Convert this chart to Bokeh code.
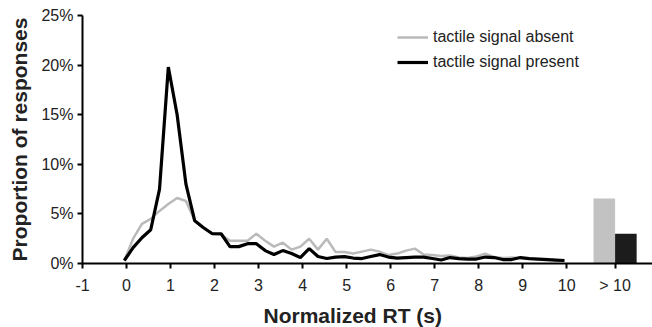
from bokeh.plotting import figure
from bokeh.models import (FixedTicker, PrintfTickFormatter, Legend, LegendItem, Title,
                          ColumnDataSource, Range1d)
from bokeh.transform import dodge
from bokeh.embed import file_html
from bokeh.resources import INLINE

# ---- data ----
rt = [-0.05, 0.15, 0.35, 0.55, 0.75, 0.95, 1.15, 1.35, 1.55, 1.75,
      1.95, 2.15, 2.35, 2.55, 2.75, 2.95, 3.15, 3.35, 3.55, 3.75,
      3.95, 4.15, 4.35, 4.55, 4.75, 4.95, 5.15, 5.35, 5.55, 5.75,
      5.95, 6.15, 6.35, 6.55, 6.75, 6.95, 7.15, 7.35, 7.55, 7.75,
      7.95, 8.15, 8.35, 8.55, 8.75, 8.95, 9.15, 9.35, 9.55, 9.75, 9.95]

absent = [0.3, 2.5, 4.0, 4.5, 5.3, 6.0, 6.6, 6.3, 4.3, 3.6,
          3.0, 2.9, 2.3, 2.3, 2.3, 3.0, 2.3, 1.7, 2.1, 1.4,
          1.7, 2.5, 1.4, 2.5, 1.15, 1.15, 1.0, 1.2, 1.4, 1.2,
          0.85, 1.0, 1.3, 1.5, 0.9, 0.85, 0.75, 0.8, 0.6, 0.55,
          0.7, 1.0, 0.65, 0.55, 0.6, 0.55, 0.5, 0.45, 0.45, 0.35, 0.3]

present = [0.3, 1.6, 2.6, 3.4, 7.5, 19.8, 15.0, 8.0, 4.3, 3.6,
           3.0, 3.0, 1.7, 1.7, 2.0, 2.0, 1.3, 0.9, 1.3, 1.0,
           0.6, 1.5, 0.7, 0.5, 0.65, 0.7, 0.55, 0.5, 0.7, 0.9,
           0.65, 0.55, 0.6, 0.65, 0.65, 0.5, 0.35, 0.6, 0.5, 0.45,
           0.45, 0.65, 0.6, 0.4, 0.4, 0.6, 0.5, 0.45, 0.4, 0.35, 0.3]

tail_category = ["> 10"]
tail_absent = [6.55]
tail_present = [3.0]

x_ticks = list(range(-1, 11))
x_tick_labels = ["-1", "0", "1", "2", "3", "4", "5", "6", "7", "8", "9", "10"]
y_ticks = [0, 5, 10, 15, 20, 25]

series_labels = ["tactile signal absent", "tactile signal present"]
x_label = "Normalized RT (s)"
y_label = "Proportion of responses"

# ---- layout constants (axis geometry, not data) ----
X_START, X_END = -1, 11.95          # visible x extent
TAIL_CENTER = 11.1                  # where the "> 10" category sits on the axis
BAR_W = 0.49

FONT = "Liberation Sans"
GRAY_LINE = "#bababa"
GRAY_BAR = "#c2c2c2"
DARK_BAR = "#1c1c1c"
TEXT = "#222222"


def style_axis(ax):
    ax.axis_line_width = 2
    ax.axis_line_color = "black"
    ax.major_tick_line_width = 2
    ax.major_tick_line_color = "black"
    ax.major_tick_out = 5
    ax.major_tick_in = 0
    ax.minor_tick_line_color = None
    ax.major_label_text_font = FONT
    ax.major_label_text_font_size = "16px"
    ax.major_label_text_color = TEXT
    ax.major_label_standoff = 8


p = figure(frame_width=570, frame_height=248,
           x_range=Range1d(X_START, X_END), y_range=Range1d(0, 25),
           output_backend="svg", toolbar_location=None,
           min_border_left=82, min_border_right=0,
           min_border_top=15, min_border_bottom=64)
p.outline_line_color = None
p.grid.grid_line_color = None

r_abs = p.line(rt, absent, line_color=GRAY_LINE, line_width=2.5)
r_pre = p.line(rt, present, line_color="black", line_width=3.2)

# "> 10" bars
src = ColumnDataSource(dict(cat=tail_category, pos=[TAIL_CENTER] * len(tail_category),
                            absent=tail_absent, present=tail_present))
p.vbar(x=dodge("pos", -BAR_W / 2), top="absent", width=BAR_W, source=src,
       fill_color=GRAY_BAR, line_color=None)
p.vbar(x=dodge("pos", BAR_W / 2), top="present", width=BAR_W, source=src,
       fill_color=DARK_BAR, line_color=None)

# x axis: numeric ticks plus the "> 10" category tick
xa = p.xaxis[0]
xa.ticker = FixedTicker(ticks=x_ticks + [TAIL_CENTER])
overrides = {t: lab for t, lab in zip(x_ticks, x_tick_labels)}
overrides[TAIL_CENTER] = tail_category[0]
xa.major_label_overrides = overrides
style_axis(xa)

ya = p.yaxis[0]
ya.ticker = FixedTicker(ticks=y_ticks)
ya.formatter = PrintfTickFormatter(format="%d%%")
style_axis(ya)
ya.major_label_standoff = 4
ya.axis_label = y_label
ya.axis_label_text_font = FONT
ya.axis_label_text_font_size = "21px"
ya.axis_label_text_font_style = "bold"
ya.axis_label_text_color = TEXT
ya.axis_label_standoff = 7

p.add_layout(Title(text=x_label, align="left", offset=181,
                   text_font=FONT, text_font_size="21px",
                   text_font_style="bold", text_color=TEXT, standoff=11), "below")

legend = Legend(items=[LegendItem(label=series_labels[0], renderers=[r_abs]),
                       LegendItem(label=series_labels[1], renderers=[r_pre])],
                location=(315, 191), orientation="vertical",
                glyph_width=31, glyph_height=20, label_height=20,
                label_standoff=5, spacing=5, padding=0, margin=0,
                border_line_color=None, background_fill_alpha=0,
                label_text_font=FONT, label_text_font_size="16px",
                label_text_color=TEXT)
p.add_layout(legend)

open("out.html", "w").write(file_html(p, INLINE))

■ Short exercise:
Except for the pictures, give all the material above again verbatim.

■ Answer for this exercise:
Convert this chart to Bokeh code.
from bokeh.plotting import figure
from bokeh.models import (FixedTicker, PrintfTickFormatter, Legend, LegendItem, Title,
                          ColumnDataSource, Range1d)
from bokeh.transform import dodge
from bokeh.embed import file_html
from bokeh.resources import INLINE

# ---- data ----
rt = [-0.05, 0.15, 0.35, 0.55, 0.75, 0.95, 1.15, 1.35, 1.55, 1.75,
      1.95, 2.15, 2.35, 2.55, 2.75, 2.95, 3.15, 3.35, 3.55, 3.75,
      3.95, 4.15, 4.35, 4.55, 4.75, 4.95, 5.15, 5.35, 5.55, 5.75,
      5.95, 6.15, 6.35, 6.55, 6.75, 6.95, 7.15, 7.35, 7.55, 7.75,
      7.95, 8.15, 8.35, 8.55, 8.75, 8.95, 9.15, 9.35, 9.55, 9.75, 9.95]

absent = [0.3, 2.5, 4.0, 4.5, 5.3, 6.0, 6.6, 6.3, 4.3, 3.6,
          3.0, 2.9, 2.3, 2.3, 2.3, 3.0, 2.3, 1.7, 2.1, 1.4,
          1.7, 2.5, 1.4, 2.5, 1.15, 1.15, 1.0, 1.2, 1.4, 1.2,
          0.85, 1.0, 1.3, 1.5, 0.9, 0.85, 0.75, 0.8, 0.6, 0.55,
          0.7, 1.0, 0.65, 0.55, 0.6, 0.55, 0.5, 0.45, 0.45, 0.35, 0.3]

present = [0.3, 1.6, 2.6, 3.4, 7.5, 19.8, 15.0, 8.0, 4.3, 3.6,
           3.0, 3.0, 1.7, 1.7, 2.0, 2.0, 1.3, 0.9, 1.3, 1.0,
           0.6, 1.5, 0.7, 0.5, 0.65, 0.7, 0.55, 0.5, 0.7, 0.9,
           0.65, 0.55, 0.6, 0.65, 0.65, 0.5, 0.35, 0.6, 0.5, 0.45,
           0.45, 0.65, 0.6, 0.4, 0.4, 0.6, 0.5, 0.45, 0.4, 0.35, 0.3]

tail_category = ["> 10"]
tail_absent = [6.55]
tail_present = [3.0]

x_ticks = list(range(-1, 11))
x_tick_labels = ["-1", "0", "1", "2", "3", "4", "5", "6", "7", "8", "9", "10"]
y_ticks = [0, 5, 10, 15, 20, 25]

series_labels = ["tactile signal absent", "tactile signal present"]
x_label = "Normalized RT (s)"
y_label = "Proportion of responses"

# ---- layout constants (axis geometry, not data) ----
X_START, X_END = -1, 11.95          # visible x extent
TAIL_CENTER = 11.1                  # where the "> 10" category sits on the axis
BAR_W = 0.49

FONT = "Liberation Sans"
GRAY_LINE = "#bababa"
GRAY_BAR = "#c2c2c2"
DARK_BAR = "#1c1c1c"
TEXT = "#222222"


def style_axis(ax):
    ax.axis_line_width = 2
    ax.axis_line_color = "black"
    ax.major_tick_line_width = 2
    ax.major_tick_line_color = "black"
    ax.major_tick_out = 5
    ax.major_tick_in = 0
    ax.minor_tick_line_color = None
    ax.major_label_text_font = FONT
    ax.major_label_text_font_size = "16px"
    ax.major_label_text_color = TEXT
    ax.major_label_standoff = 8


p = figure(frame_width=570, frame_height=248,
           x_range=Range1d(X_START, X_END), y_range=Range1d(0, 25),
           output_backend="svg", toolbar_location=None,
           min_border_left=82, min_border_right=0,
           min_border_top=15, min_border_bottom=64)
p.outline_line_color = None
p.grid.grid_line_color = None

r_abs = p.line(rt, absent, line_color=GRAY_LINE, line_width=2.5)
r_pre = p.line(rt, present, line_color="black", line_width=3.2)

# "> 10" bars
src = ColumnDataSource(dict(cat=tail_category, pos=[TAIL_CENTER] * len(tail_category),
                            absent=tail_absent, present=tail_present))
p.vbar(x=dodge("pos", -BAR_W / 2), top="absent", width=BAR_W, source=src,
       fill_color=GRAY_BAR, line_color=None)
p.vbar(x=dodge("pos", BAR_W / 2), top="present", width=BAR_W, source=src,
       fill_color=DARK_BAR, line_color=None)

# x axis: numeric ticks plus the "> 10" category tick
xa = p.xaxis[0]
xa.ticker = FixedTicker(ticks=x_ticks + [TAIL_CENTER])
overrides = {t: lab for t, lab in zip(x_ticks, x_tick_labels)}
overrides[TAIL_CENTER] = tail_category[0]
xa.major_label_overrides = overrides
style_axis(xa)

ya = p.yaxis[0]
ya.ticker = FixedTicker(ticks=y_ticks)
ya.formatter = PrintfTickFormatter(format="%d%%")
style_axis(ya)
ya.major_label_standoff = 4
ya.axis_label = y_label
ya.axis_label_text_font = FONT
ya.axis_label_text_font_size = "21px"
ya.axis_label_text_font_style = "bold"
ya.axis_label_text_color = TEXT
ya.axis_label_standoff = 7

p.add_layout(Title(text=x_label, align="left", offset=181,
                   text_font=FONT, text_font_size="21px",
                   text_font_style="bold", text_color=TEXT, standoff=11), "below")

legend = Legend(items=[LegendItem(label=series_labels[0], renderers=[r_abs]),
                       LegendItem(label=series_labels[1], renderers=[r_pre])],
                location=(315, 191), orientation="vertical",
                glyph_width=31, glyph_height=20, label_height=20,
                label_standoff=5, spacing=5, padding=0, margin=0,
                border_line_color=None, background_fill_alpha=0,
                label_text_font=FONT, label_text_font_size="16px",
                label_text_color=TEXT)
p.add_layout(legend)

open("out.html", "w").write(file_html(p, INLINE))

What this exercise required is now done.